The derivative of $\arcsin(x)$ at $x=1$

Question

Why the derivative of $\arcsin(x)$ isn't defined at $x=1$? The functional value of $\arcsin(x)$ seems to grow faster around $1$, but there is no discontinuity. So, why the slope is undefined?

Answer 1

The tangent line becomes vertical as $x$ approaches $1^-$, and vertical lines have undefined slope. This corresponds to $\sin x$ having a horizontal tangent (slope $0$) at $\pi/2$.

Answer 2

Take

$$y=\arcsin x\implies x=\sin y$$

$y$ is an angle in a right triangle and $\sin y=\frac{\text{opp}}{\text{hyp}}=x$. Therefore, we can take the opposite side to $y$ to be $x$ and the hypotenuse to be $1$, making the adjacent side $\sqrt{1-x^2}$.

$$\frac{d}{dx}x=\frac{d}{dx}\sin y\implies\frac{dy}{dx}=\sec y=\frac{1}{\sqrt{1-x^2}}$$

Which is undefined at $x=\pm1$

Answer 3

Geometrically, arcsine is the reflection of sine about the line $y = x$: the "inverse function" operation exchanges the roles of the independent and dependent variable. This means that its graph is effectively a sine curve along the $y$-axis, but of course that's now a one-to-many relation, not a function (since sine is many-to-one), so we have to limit it and choose a small piece. This piece is conventionally taken from $y = -\pi/2$ to $y = +\pi/2$, which are crests of the sine wave. The horizontal tangents at the crests become vertical tangents in the mirror images of them, and thus their slope is undefined.

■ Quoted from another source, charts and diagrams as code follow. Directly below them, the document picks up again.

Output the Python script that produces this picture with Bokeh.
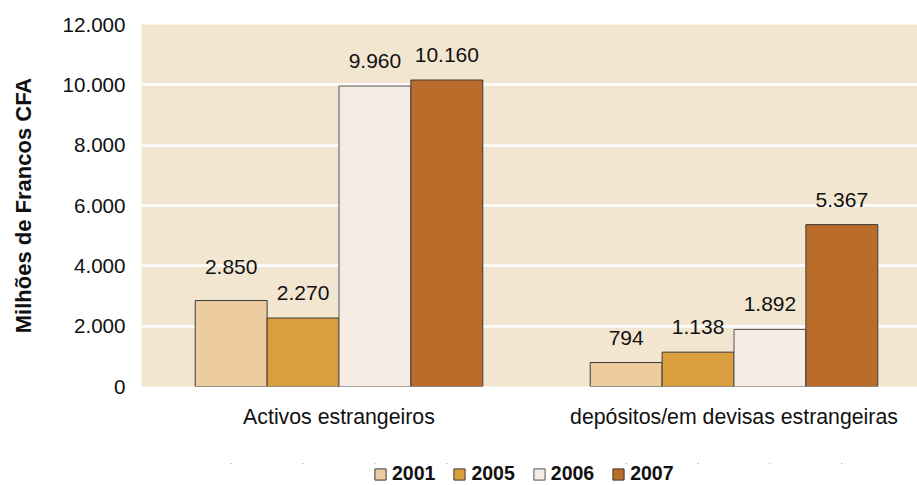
from bokeh.plotting import figure
from bokeh.models import ColumnDataSource, Legend, LegendItem, FixedTicker, Range1d
from bokeh.layouts import column
from bokeh.core.properties import value
from bokeh.embed import file_html
from bokeh.resources import INLINE

categories = ["Activos estrangeiros", "depósitos/em devisas estrangeiras"]
years = ["2001", "2005", "2006", "2007"]
values_2001 = [2850, 794]
values_2005 = [2270, 1138]
values_2006 = [9960, 1892]
values_2007 = [10160, 5367]
y_ticks = [0, 2000, 4000, 6000, 8000, 10000, 12000]

series = [values_2001, values_2005, values_2006, values_2007]
colors = ["#EDCCA0", "#DB9E3E", "#F5ECE6", "#BA6C2A"]
outlines = ["#3a3a3a", "#3a3a3a", "#555555", "#3a3a3a"]
label_dy = [[-34, -25], [-25, -25], [-25, -25], [-25, -25]]

FONT = "Liberation Sans"
W, H1, H2 = 917, 463, 22
LEFT, TOP, FRAME_BOTTOM = 141, 24, 386
bar_w = 0.182
cat_px = 395

def fmt(v):
    return f"{v:,}".replace(",", ".")

frame_w = W - LEFT
p = figure(width=W, height=H1, output_backend="svg", toolbar_location=None,
           x_range=Range1d(-0.5, -0.5 + frame_w / cat_px), y_range=Range1d(0, 12000),
           min_border_left=LEFT, min_border_right=0, min_border_top=TOP,
           min_border_bottom=H1 - FRAME_BOTTOM)
p.background_fill_color = "#F3E6D1"
p.border_fill_color = "white"
p.outline_line_color = None

# legend strip: degenerate (zero-size) copies of the bars, far outside the view,
# only provide the swatch styles for the legend
lg = figure(width=W, height=H2, output_backend="svg", toolbar_location=None,
            x_range=Range1d(-0.5, -0.5 + frame_w / cat_px), y_range=Range1d(-200000, -100000),
            min_border_left=0, min_border_right=0, min_border_top=0, min_border_bottom=0)
lg.axis.visible = False
lg.grid.visible = False
lg.outline_line_color = None
lg.background_fill_alpha = 0
items = []

for i, (yr, vals) in enumerate(zip(years, series)):
    off = (i - 1.5) * bar_w
    src = ColumnDataSource(dict(
        x=[j + off for j in range(len(categories))],
        top=vals,
        lbl=[fmt(v) for v in vals],
        dy=label_dy[i],
    ))
    p.vbar(x="x", top="top", width=bar_w, source=src, fill_color=colors[i],
           line_color=outlines[i], line_width=1)
    p.text(x="x", y="top", text="lbl", y_offset="dy", source=src,
           text_align="center", text_baseline="middle",
           text_font=value(FONT), text_font_size="21px", text_color="#111111")
    r = lg.vbar(x="x", top="top", bottom="top", width=0, source=src,
                fill_color=colors[i], line_color=outlines[i], line_width=1)
    items.append(LegendItem(label=yr, renderers=[r]))

# axes
p.xaxis.ticker = FixedTicker(ticks=list(range(len(categories))))
p.xaxis.major_label_overrides = {i: c for i, c in enumerate(categories)}
p.xaxis.axis_line_color = None
p.xaxis.major_tick_line_color = None
p.xaxis.minor_tick_line_color = None
p.xaxis.major_tick_out = 0
p.xaxis.major_tick_in = 0
p.xaxis.minor_tick_out = 0
p.xaxis.major_label_standoff = 18
p.xaxis.major_label_text_font = FONT
p.xaxis.major_label_text_font_size = "21.3px"
p.xaxis.major_label_text_color = "#111111"

p.yaxis.ticker = FixedTicker(ticks=y_ticks)
p.yaxis.major_label_overrides = {t: fmt(t) for t in y_ticks}
p.yaxis.axis_line_color = None
p.yaxis.major_tick_line_color = None
p.yaxis.minor_tick_line_color = None
p.yaxis.major_tick_out = 0
p.yaxis.major_tick_in = 0
p.yaxis.minor_tick_out = 0
p.yaxis.major_label_standoff = 16
p.yaxis.major_label_text_font = FONT
p.yaxis.major_label_text_font_size = "20.6px"
p.yaxis.major_label_text_color = "#111111"
p.yaxis.axis_label = "Milhões de Francos CFA"
p.yaxis.axis_label_text_font = FONT
p.yaxis.axis_label_text_font_size = "22px"
p.yaxis.axis_label_text_font_style = "bold"
p.yaxis.axis_label_text_color = "#111111"
p.yaxis.axis_label_standoff = 24

p.xgrid.grid_line_color = None
p.ygrid.grid_line_color = "white"
p.ygrid.grid_line_width = 2.5

legend = Legend(items=items, orientation="horizontal", location=(373 - LEFT, 0),
                label_text_font=FONT, label_text_font_size="19.5px",
                label_text_font_style="bold", label_text_color="#111111",
                glyph_width=14, glyph_height=14, label_standoff=5, spacing=17,
                padding=0, margin=0, border_line_color=None,
                background_fill_alpha=0)
lg.add_layout(legend, "center")

layout = column(p, lg, spacing=0)
open("out.html", "w").write(file_html(layout, INLINE))
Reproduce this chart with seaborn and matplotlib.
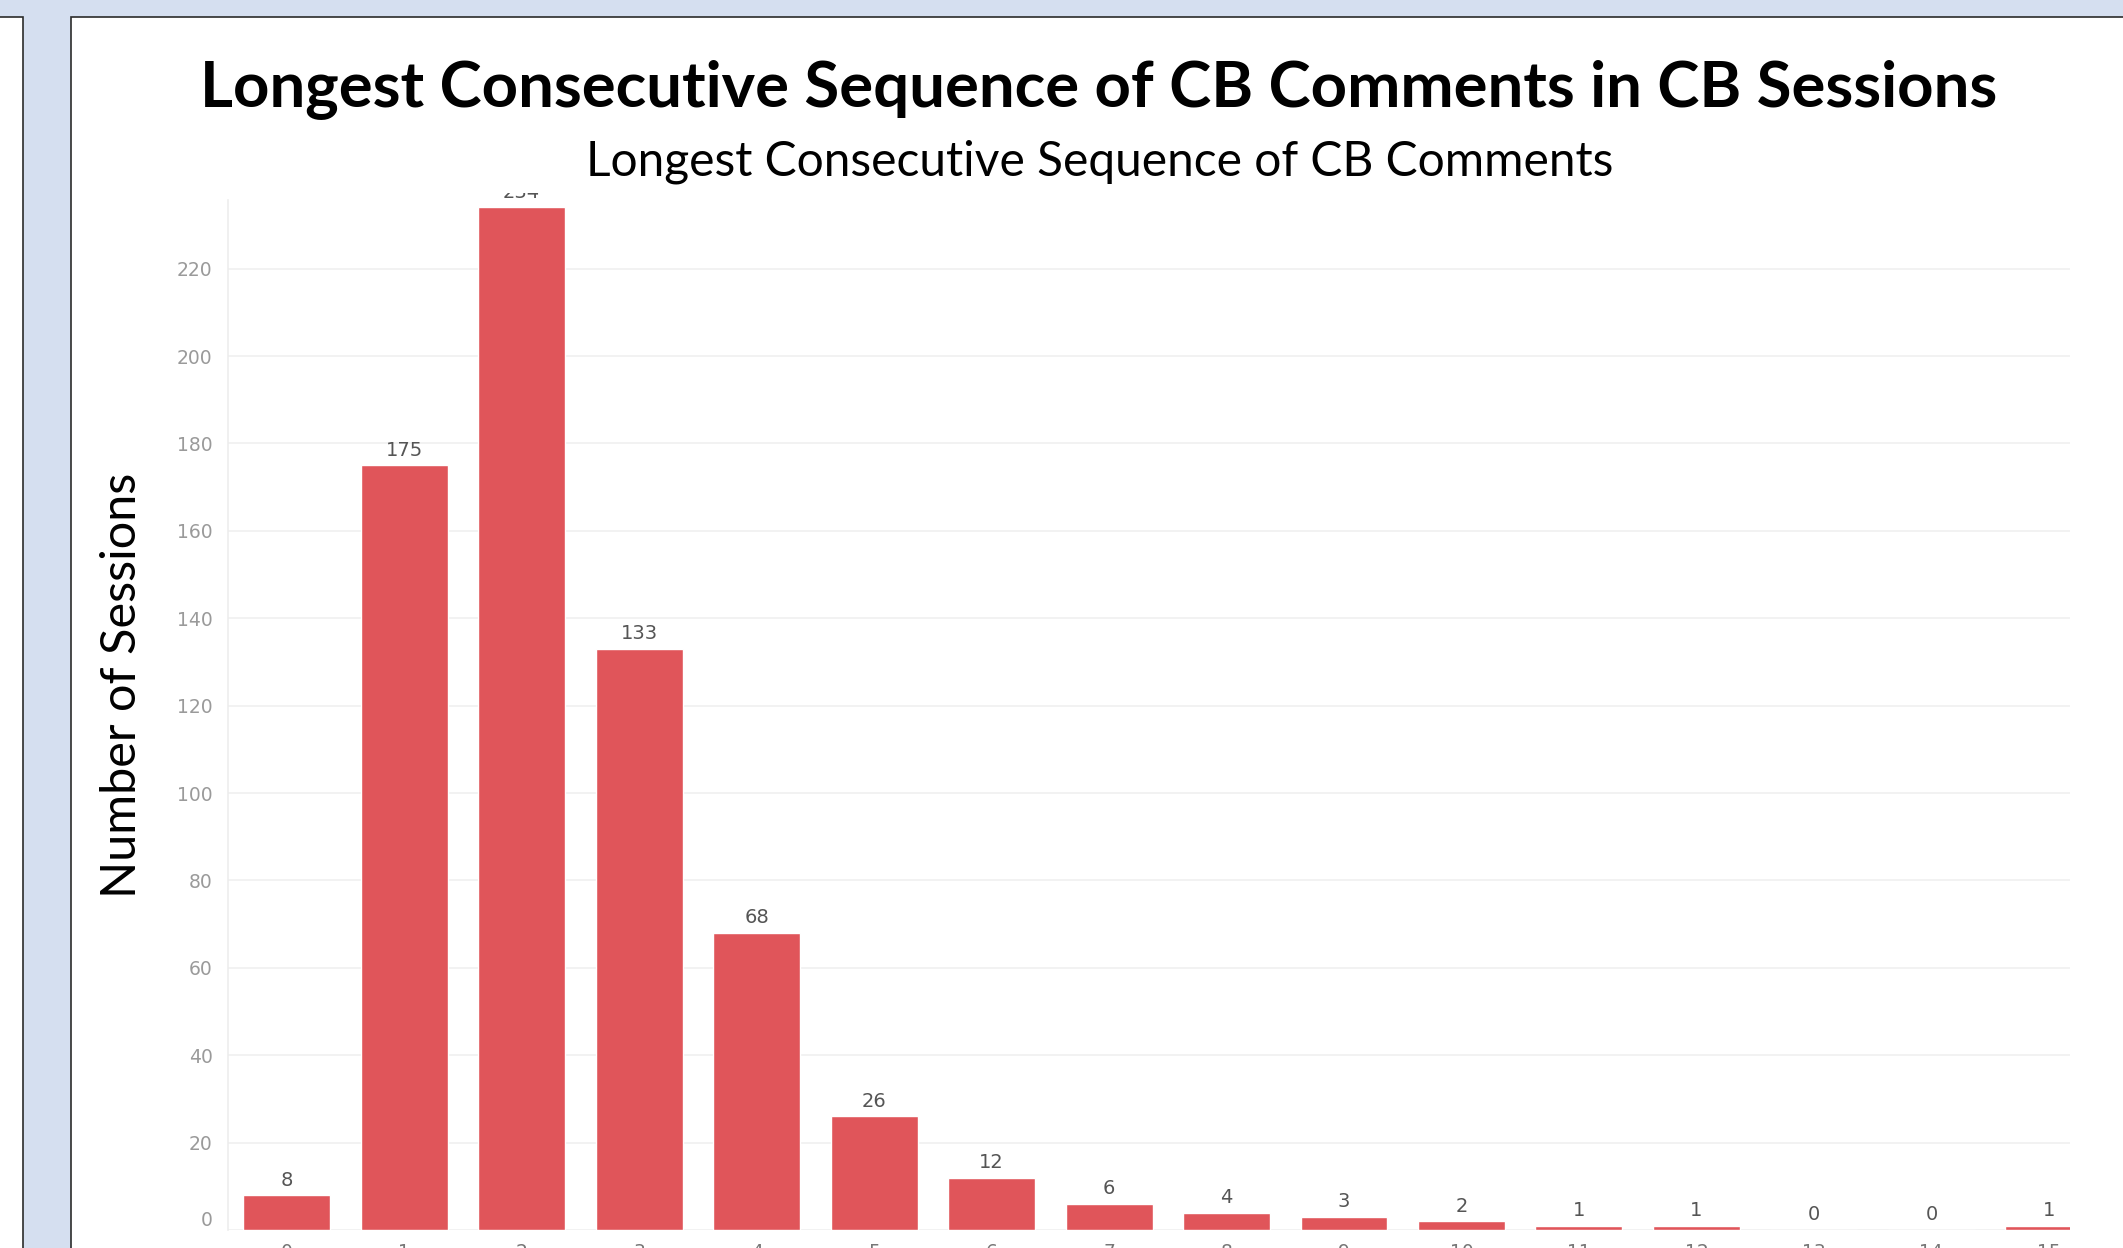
import matplotlib
matplotlib.use("Agg")
import matplotlib.pyplot as plt
from matplotlib.patches import Rectangle
import matplotlib.transforms as mtransforms
import seaborn as sns
import pandas as pd

# Longest run of consecutive CB comments per session, and how many sessions had it
run_lengths = [str(i) for i in range(16)]
session_counts = [8, 175, 234, 133, 68, 26, 12, 6, 4, 3, 2, 1, 1, 0, 0, 1]
y_ticks = list(range(0, 221, 20))

title = "Longest Consecutive Sequence of CB Comments in CB Sessions"
subtitle = "Longest Consecutive Sequence of CB Comments"
y_label = "Number of Sessions"

sns.set_style("white")
plt.rcParams["font.family"] = ["DejaVu Sans"]

W, H, DPI = 2123, 1248, 100
fig = plt.figure(figsize=(W / DPI, H / DPI), dpi=DPI, facecolor="#D5DFF0")


def fx(px):
    return px / W


def fy(py):
    return 1 - py / H


# slide-style frames behind the chart
fig.patches.append(Rectangle((fx(-5), fy(H + 5)), fx(28), fy(17) - fy(H + 5),
                             transform=fig.transFigure, facecolor="white",
                             edgecolor="#2b2b2b", linewidth=1.2, zorder=-2))
fig.patches.append(Rectangle((fx(71), fy(H + 5)), fx(W + 10 - 71), fy(17) - fy(H + 5),
                             transform=fig.transFigure, facecolor="white",
                             edgecolor="#2b2b2b", linewidth=1.2, zorder=-2))

fig.text(fx(1099), fy(106), title, ha="center", va="baseline",
         family="Lato", weight="bold", fontsize=45.7, color="black")
fig.text(fx(1100), fy(176), subtitle, ha="center", va="baseline",
         family="Lato", fontsize=34.5, color="black")
fig.text(fx(122), fy(685), y_label, ha="center", va="center", rotation=90,
         family="Lato", fontsize=35, color="black")

# plot area; the upper edge leaves a little room above the visible frame
Y_TOP = 237.3
ax = fig.add_axes([fx(228), fy(1230), fx(2070) - fx(228), fy(193) - fy(1230)])
ax.set_zorder(2)
ax.set_facecolor("none")

df = pd.DataFrame({"run": run_lengths, "sessions": session_counts})
sns.barplot(data=df, x="run", y="sessions", order=run_lengths, color="#E0555A",
            saturation=1, width=0.74, ax=ax, zorder=2)

ax.set_xlim(-0.5, 15.18)
ax.set_ylim(0, Y_TOP)
ax.set_yticks(y_ticks)
ax.set_xlabel("")
ax.set_ylabel("")

ax.grid(axis="y", color="#F0F0F0", linewidth=1.2)
ax.grid(axis="x", visible=False)
ax.set_axisbelow(True)
for side in ["top", "right", "bottom"]:
    ax.spines[side].set_visible(False)
ax.spines["left"].set_color("#EDEDED")
ax.spines["left"].set_linewidth(1.2)
ax.spines["left"].set_bounds(0, 235.7)

ax.tick_params(axis="y", length=0, pad=11, labelsize=13.5, labelcolor="#9A9A9A")
ax.tick_params(axis="x", length=0, pad=9, labelsize=13.5, labelcolor="#777777")

# the zero label sits a little above its gridline
for lab in ax.get_yticklabels():
    if lab.get_text() == "0":
        lab.set_transform(lab.get_transform() +
                          mtransforms.ScaledTranslation(0, 11 / DPI, fig.dpi_scale_trans))

for i, v in enumerate(session_counts):
    ax.annotate(str(v), (i, v), xytext=(0, 15), textcoords="offset pixels",
                ha="center", va="center", fontsize=14, color="#555555",
                clip_on=True, annotation_clip=False)

fig.savefig("out.png", dpi=DPI, facecolor=fig.get_facecolor())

Alternatively, you can think in a somewhat loose sense that the derivative $y$ as a function of $x$ is $\frac{dy}{dx}$, but for $x$ as a "function" of $y$ it is "$\frac{dx}{dy}$", which is the reciprocal, and thus wherever the derivative of sine is 0, the corresponding point on the inverse sine will have undefined (reciprocal of 0) derivative.